例としては、ファストフード店でのテイクアウトやコンビニでお弁当や飲み物を買って持ち帰るケースが軽減税率の適用対象です。
また、「食事をするためのテーブルやいすが用意されている場所」は1つのキーワードであり、映画館でのポップコーンは軽減税率の対象となります。
その他にも出前や宅配などもテイクアウトと同様に軽減税率が適用されます。
飲食店がとるべき対策
少し複雑な枠組みによって取り決められている軽減税率制度ですが、飲食店側としてはどのような対応が必要でしょうか。
既に一部の大手飲食チェーンなどでは消費税増税後に予測される問題と対処法について発表しており、飲食店事業者には早めの対策が求められています。
以下では、飲食店を営む事業者が気を付けるべき点について解説します。
テイクアウト購入してイートインできてしまう問題
ファストフード店や牛丼屋などで商品を購入するケースでは、テイクアウトと伝えて購入した場合でも店内で飲食をすることは事実上可能です。
しかし、増税後は税率が変わってしまうためテイクアウトとイートインで商品の税込価格が変わります。
テイクアウトと伝えて8%の税率で商品を購入したにも関わらず、イートインを利用することができてしまうのは不平等性につながるため、張り紙や掲示によって顧客への案内を徹底する必要があるでしょう。
高まる持ち帰り需要
増税後は店内利用の外食とテイクアウトで税率が異なるため、持ち帰り可能店舗の利用増加やテイクアウト人気の増長が予想されます。
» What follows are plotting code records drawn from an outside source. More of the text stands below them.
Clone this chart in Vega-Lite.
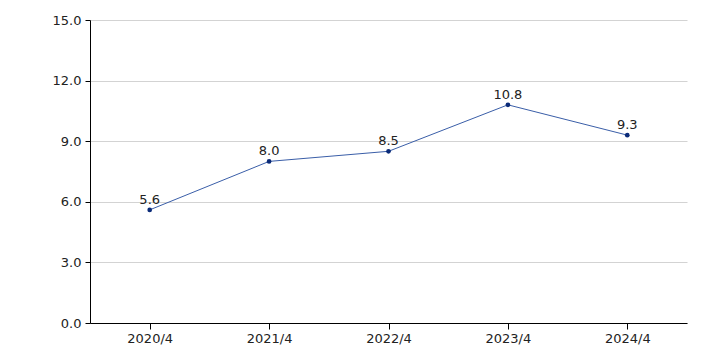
{
  "$schema": "https://vega.github.io/schema/vega-lite/v6.json",
  "autosize": "none",
  "padding": {"left": 90, "top": 20, "right": 19, "bottom": 30},
  "width": 597,
  "height": 303,
  "background": "white",
  "config": {"view": {"stroke": null}, "font": "DejaVu Sans"},
  "data": {"values": [
    {"period": "2020/4", "value": 5.6},
    {"period": "2021/4", "value": 8.0},
    {"period": "2022/4", "value": 8.5},
    {"period": "2023/4", "value": 10.8},
    {"period": "2024/4", "value": 9.3}
  ]},
  "encoding": {
    "x": {"field": "period", "type": "ordinal", "scale": {"type": "point", "padding": 0.5},
      "axis": {"title": null, "labelAngle": 0, "labelFontSize": 13, "labelColor": "#222", "domainColor": "#000", "tickColor": "#000", "tickSize": 6, "labelPadding": 3, "grid": false}},
    "y": {"field": "value", "type": "quantitative", "scale": {"domain": [0, 15], "nice": false},
      "axis": {"title": null, "values": [0, 3, 6, 9, 12, 15], "format": ".1f", "labelFontSize": 13, "labelColor": "#222", "domainColor": "#000", "tickColor": "#000", "tickSize": 5, "labelPadding": 4, "gridColor": "#d3d3d3"}}
  },
  "layer": [
    {"mark": {"type": "line", "color": "#3a5ea8", "strokeWidth": 1}},
    {"mark": {"type": "point", "filled": true, "color": "#0a2a78", "size": 22, "opacity": 1}},
    {"mark": {"type": "text", "dy": -10, "fontSize": 13, "color": "#222"}, "encoding": {"text": {"field": "value", "type": "quantitative", "format": ".1f"}}}
  ]
}
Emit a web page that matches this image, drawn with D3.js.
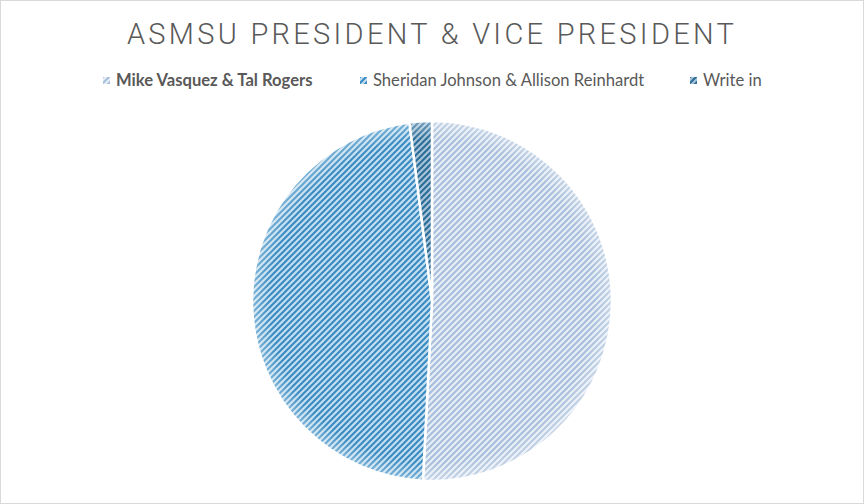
<!DOCTYPE html>
<html>
<head>
<meta charset="utf-8">
<script src="https://cdn.jsdelivr.net/npm/d3@7"></script>
<style>
  html, body { margin: 0; padding: 0; background: #fff; }
</style>
</head>
<body>
<div id="chart"></div>
<script>
// ticket names and vote share (%)
const candidates = ['Mike Vasquez & Tal Rogers', 'Sheridan Johnson & Allison Reinhardt', 'Write in'];
const shares = [50.8, 47.2, 2.0];
const bgColors = ['#e9eff7', '#c6e0f1', '#a7c6dc'];
const stripeColors = ['#a8bfdb', '#3a8cc2', '#2e6d96'];

const width = 864;
const height = 504;
const cx = 432, cy = 301, radius = 180;

const svg = d3.select('#chart')
  .append('svg')
    .attr('width', width)
    .attr('height', height);

svg.append('rect')
  .attr('x', 0.5).attr('y', 0.5)
  .attr('width', width - 1).attr('height', height - 1)
  .attr('fill', '#fff')
  .attr('stroke', '#d9d9d9');

const defs = svg.append('defs');

// one diagonal stripe pattern per slice
candidates.forEach((c, i) => {
  const p = defs.append('pattern')
    .attr('id', 'pat' + i)
    .attr('patternUnits', 'userSpaceOnUse')
    .attr('width', 6)
    .attr('height', 6);
  p.append('rect').attr('width', 6).attr('height', 6).attr('fill', bgColors[i]);
  p.append('path')
    .attr('d', 'M-1,1 l2,-2 M0,6 l6,-6 M5,7 l2,-2')
    .attr('stroke', stripeColors[i])
    .attr('stroke-width', 2.2);
});

// soft shading near the rim
const grad = defs.append('radialGradient')
  .attr('id', 'rim')
  .attr('cx', '50%').attr('cy', '50%').attr('r', '50%');
grad.append('stop').attr('offset', '90%').attr('stop-color', '#fff').attr('stop-opacity', 0);
grad.append('stop').attr('offset', '100%').attr('stop-color', '#fff').attr('stop-opacity', 0.35);

// title
svg.append('text')
  .attr('x', cx)
  .attr('y', 44)
  .attr('text-anchor', 'middle')
  .style('font-family', 'Roboto, "Liberation Sans", sans-serif')
  .style('font-weight', 300)
  .style('font-size', '29px')
  .style('letter-spacing', '3.3px')
  .attr('fill', '#595959')
  .text('ASMSU PRESIDENT & VICE PRESIDENT');

// legend
const legendX = [103, 360, 690];
const legend = svg.selectAll('.legend')
  .data(candidates)
  .join('g')
    .attr('class', 'legend')
    .attr('transform', (d, i) => `translate(${legendX[i]}, 77)`);

legend.append('rect')
  .attr('width', 7).attr('height', 7)
  .attr('fill', (d, i) => `url(#pat${i})`);

legend.append('text')
  .attr('x', 13)
  .attr('y', 9)
  .style('font-family', 'Lato, "Open Sans", sans-serif')
  .style('font-size', '16.6px')
  .style('font-weight', (d, i) => i === 0 ? 700 : 400)
  .attr('fill', '#595959')
  .text(d => d);

// pie
const pie = d3.pie().sort(null).value(d => d);
const arc = d3.arc().innerRadius(0).outerRadius(radius);

const g = svg.append('g')
  .attr('transform', `translate(${cx},${cy})`);

g.selectAll('.slice')
  .data(pie(shares))
  .join('path')
    .attr('class', 'slice')
    .attr('d', arc)
    .attr('fill', (d, i) => `url(#pat${i})`)
    .attr('stroke', '#fff')
    .attr('stroke-width', 2.5);

g.append('circle')
  .attr('r', radius)
  .attr('fill', 'url(#rim)')
  .attr('pointer-events', 'none');
</script>
</body>
</html>
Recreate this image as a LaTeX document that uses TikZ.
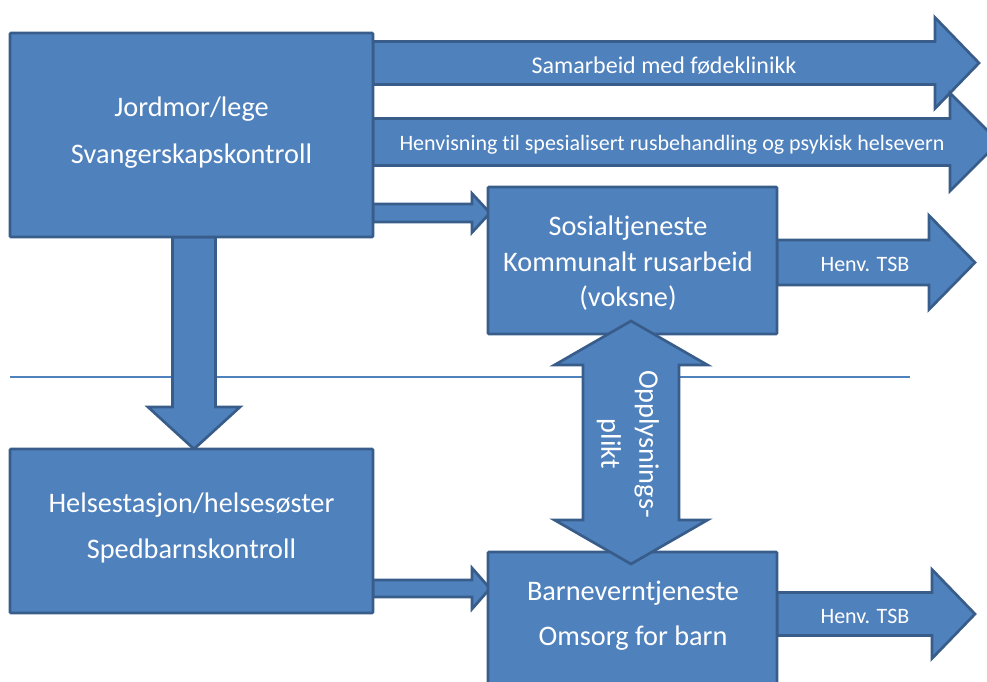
\documentclass[tikz,border=0pt]{standalone}
\usepackage{fontspec}
\setmainfont{Carlito}[Ligatures={NoCommon}]
\usetikzlibrary{calc,backgrounds}
\definecolor{fillc}{HTML}{4F81BD}
\definecolor{bdr}{HTML}{385D8A}
% right-pointing block arrow: #1 start, #2 tip, #3 shaft half, #4 head half, #5 head length
\newcommand{\rightblock}[5]{%
  \path[blk] let \p1=(#1), \p2=(#2) in
    (\x1,\y2+#3pt) -- (\x2-#5pt,\y2+#3pt) -- (\x2-#5pt,\y2+#4pt) -- (\p2)
    -- (\x2-#5pt,\y2-#4pt) -- (\x2-#5pt,\y2-#3pt) -- (\x1,\y2-#3pt) -- cycle;}
\begin{document}
\begin{tikzpicture}[x=1pt,y=-1pt,
  box/.style={draw=bdr, fill=fillc, line width=2.7pt, rounded corners=1pt, inner sep=0pt, outer sep=0pt},
  blk/.style={draw=bdr, fill=fillc, line width=2.7pt, line join=miter},
  sepline/.style={draw=fillc, line width=1.5pt},
  txt/.style={text=white, inner sep=0pt, anchor=base},
  big/.style={font=\fontsize{28.3}{34}\selectfont},
  lbl/.style={font=\fontsize{22}{26}\selectfont}]
\useasboundingbox (0,0) rectangle (987,682);
\clip (0,0) rectangle (987,682);

% boxes
\node[box, minimum width=363pt, minimum height=204pt] (jm) at (191.5,135) {};
\node[box, minimum width=363pt, minimum height=164pt] (hs) at (191.5,531) {};
\node[box, minimum width=289pt, minimum height=147pt] (st) at (632.5,260.5) {};
\node[box, minimum width=289pt, minimum height=160pt] (bv) at (632.5,632) {};

% free ends
\coordinate (t1) at (979,63);
\coordinate (t2) at (999,142);
\coordinate (t3) at (490,213);
\coordinate (t4) at (490,588.5);
\coordinate (t5) at (975,262.5);
\coordinate (t6) at (975,614);
\coordinate (ot) at (631,321);
\coordinate (ob) at (631,564);
\coordinate (l1) at (10,377);
\coordinate (l2) at (910,377);

\begin{scope}[on background layer]
  \draw[sepline] (l1) -- (l2);
  \rightblock{jm.east}{t1}{21.5}{45.5}{44}
  \rightblock{jm.east}{t2}{23.5}{49}{49}
  \rightblock{jm.east}{t3}{9}{19.5}{18}
  \rightblock{hs.east}{t4}{8.5}{20.5}{18}
  \rightblock{st.east}{t5}{22.5}{47}{46}
  \rightblock{bv.east}{t6}{21.5}{44.5}{43}
  % down arrow jm -> hs
  \path[blk] let \p1=(jm.south), \p2=($(hs.north)+(2.5,0)$) in
    (\x2-21.5pt,\y1) -- (\x2-21.5pt,\y2+42pt) -- (\x2-46pt,\y2+42pt) -- (\p2)
    -- (\x2+46pt,\y2+42pt) -- (\x2+21.5pt,\y2+42pt) -- (\x2+21.5pt,\y1) -- cycle;
\end{scope}

% double arrow st <-> bv
\path[blk] let \p1=(ot), \p2=(ob) in
  (\p1) -- (\x1+76.5pt,\y1-44pt) -- (\x1+48pt,\y1-44pt) -- (\x1+48pt,\y2+44pt)
  -- (\x1+76.5pt,\y2+44pt) -- (\p2) -- (\x1-76.5pt,\y2+44pt) -- (\x1-48pt,\y2+44pt)
  -- (\x1-48pt,\y1-44pt) -- (\x1-76.5pt,\y1-44pt) -- cycle;

% texts
\node[txt,big] (jm1) at (191.5,117) {Jordmor/lege};
\node[txt,big] (jm2) at (191.5,163) {Svangerskapskontroll};
\node[txt,big] (hs1) at (191.5,512) {Helsestasjon/helsesøster};
\node[txt,big] (hs2) at (191.5,558) {Spedbarnskontroll};
\node[txt,big] (st1) at (628,235) {Sosialtjeneste};
\node[txt,big] (st2) at (628,271) {Kommunalt rusarbeid};
\node[txt,big] (st3) at (628,306) {(voksne)};
\node[txt,big] (bv1) at (633,600) {Barneverntjeneste};
\node[txt,big] (bv2) at (633,645) {Omsorg for barn};
\node[txt,font=\fontsize{24}{28}\selectfont] (a1) at (664,74) {Samarbeid med fødeklinikk};
\node[txt,lbl] (a2) at (672,150) {Henvisning til spesialisert rusbehandling og psykisk helsevern};
\node[txt,lbl] (a5) at (865,271) {Henv. TSB};
\node[txt,lbl] (a6) at (865,623) {Henv. TSB};
\node[text=white, inner sep=0pt, rotate=-90, align=center,
      font=\fontsize{28.3}{38}\selectfont] (op) at (628,444) {Opplysnings-\\plikt};
\end{tikzpicture}
\end{document}
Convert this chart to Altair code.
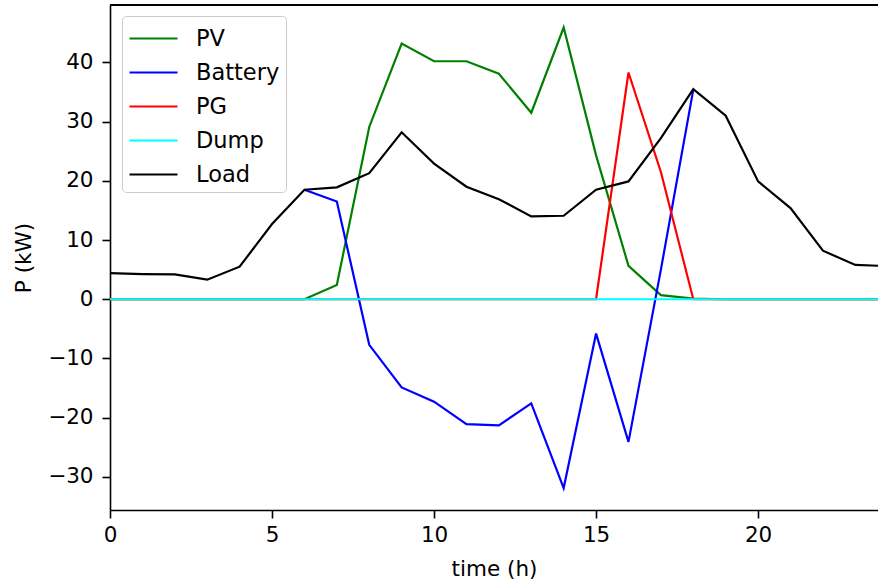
import altair as alt
import pandas as pd

hours = list(range(25))
pv      = [0, 0, 0, 0, 0, 0, 0, 2.4, 29.1, 43.2, 40.2, 40.2, 38.1, 31.5, 45.9, 24.3, 5.65, 0.7, 0.1, 0, 0, 0, 0, 0, 0]
battery = [None, None, None, None, None, None, 18.5, 16.5, -7.7, -14.9, -17.3, -21.1, -21.3, -17.6, -31.9, -5.8, -24.1, 5.0, 35.4, None, None, None, None, None, None]
pg      = [0, 0, 0, 0, 0, 0, 0, 0, 0, 0, 0, 0, 0, 0, 0, 0, 38.3, 21.5, 0, 0, 0, 0, 0, 0, 0]
dump    = [0] * 25
load    = [4.4, 4.25, 4.2, 3.3, 5.5, 12.7, 18.5, 18.9, 21.3, 28.2, 22.9, 19.0, 16.9, 14.0, 14.1, 18.5, 19.9, 27.2, 35.5, 31.0, 19.9, 15.4, 8.2, 5.8, 5.6]

series_names = ["PV", "Battery", "PG", "Dump", "Load"]
series_colors = ["#008000", "#0000ff", "#ff0000", "#00ffff", "#000000"]
series_values = [pv, battery, pg, dump, load]

rows = []
for name, vals in zip(series_names, series_values):
    for t, v in zip(hours, vals):
        if v is not None:
            rows.append({"time": t, "P": v, "series": name})
df = pd.DataFrame(rows)

FONT = "DejaVu Sans"

x_enc = alt.X("time:Q", scale=alt.Scale(domain=[0, 23.7], nice=False, zero=False),
              axis=alt.Axis(values=[0, 5, 10, 15, 20], title="time (h)", titlePadding=13,
                            labelFlush=False, labelPadding=6))
y_enc = alt.Y("P:Q", scale=alt.Scale(domain=[-35.6, 49.7], nice=False, zero=False),
              axis=alt.Axis(values=[-30, -20, -10, 0, 10, 20, 30, 40], title="P (kW)",
                            titlePadding=12, labelPadding=9))
color_enc = alt.Color("series:N",
                      scale=alt.Scale(domain=series_names, range=series_colors),
                      legend=alt.Legend(title=None, orient="none", legendX=12, legendY=11))

layers = []
for name in series_names:
    layers.append(
        alt.Chart(df).transform_filter(alt.datum.series == name)
        .mark_line(strokeWidth=2.2, clip=True)
        .encode(x=x_enc, y=y_enc, color=color_enc)
    )

top_spine = alt.Chart(df).mark_rule(color="black", strokeWidth=1.6).encode(
    x=alt.value(0), x2=alt.value(768), y=alt.value(0)
)

chart = alt.layer(*layers, top_spine).properties(
    width=768, height=505,
    autosize=alt.AutoSizeParams(type="none"),
    padding={"left": 110, "top": 5, "right": 0, "bottom": 72},
).configure_view(stroke=None).configure_axis(
    grid=False, domainColor="black", domainWidth=1.6, tickColor="black", tickWidth=1.6,
    tickSize=8, labelFont=FONT, labelFontSize=21.5, labelColor="black",
    titleFont=FONT, titleFontSize=21.5, titleFontWeight="normal", titleColor="black",
).configure_legend(
    labelFont=FONT, labelFontSize=22.5, labelColor="black",
    symbolType="M-1.6,0H1.6", symbolSize=900, symbolStrokeWidth=2.2,
    symbolOffset=9, labelOffset=26, padding=6, rowPadding=6,
    fillColor="white", strokeColor="#cccccc", cornerRadius=4,
)

chart.save("out.html", embed_options={"renderer": "svg", "actions": False})
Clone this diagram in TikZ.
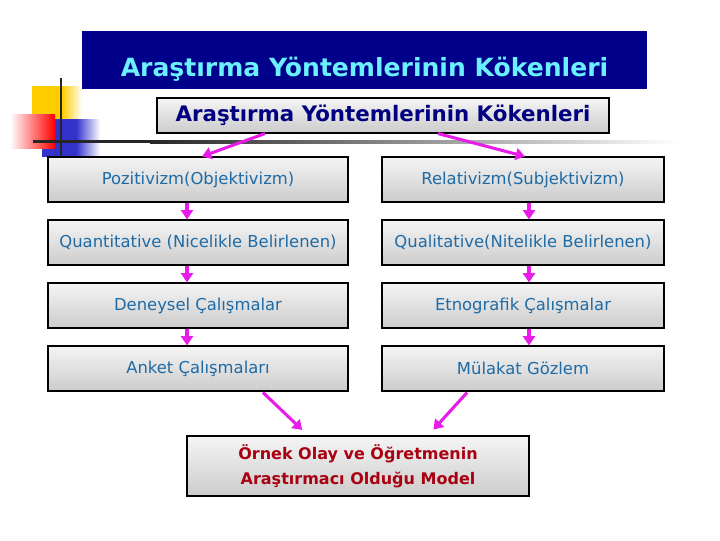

店内利用のサービスのみを提供する飲食店にとってはより厳しい状況となるでしょう。
これまで店内利用のみであった店舗では新たにテイクアウトを始めることも視野に入れたサービス拡大、店内利用とテイクアウトの両者を取り扱っていた店舗ではテイクアウト比率を高めるなどの対策が求められています。
店内と持ち帰り、同一価格にする店も
大手牛丼チェーンであるすき家は、店内利用とテイクアウトで税込価格が異なると商品の金額がわかりにくいため、税込価格が統一されるように店内利用とテイクアウトで定価を調整することを発表しています。
顧客のわかりやすさを重視した価格統一については名案であると評価する声がある一方で、結果として店内利用とテイクアウトで商品そのものの価格が変わってしまうことについての反論も出ています。
持ち帰り飲食料品に適用される軽減税率、きちんと把握して対策を!
消費税増税に伴う軽減税率制度は、消費者の負担軽減につながることは間違いありませんが、消費者や事業者の間で認識を一致させておかないとクレームや問題につながるリスクもはらんでいます。
店舗の事業者はもちろん、従業員やスタッフの間でも認識や対応を徹底して顧客に対して十分な案内ができるよう努める必要があるでしょう。
また、店舗によっては軽減税率導入に伴い対策や対応が必要となる場合もあります。顧客や従業員の間で混乱が発生しないよう早期対応を心がけましょう。
さらに、外国人観光客が利用する飲食店では、インバウンド対策として税率が異なることを多言語対応やイラストなどでわかりやすく説明、表示する必要があるでしょう。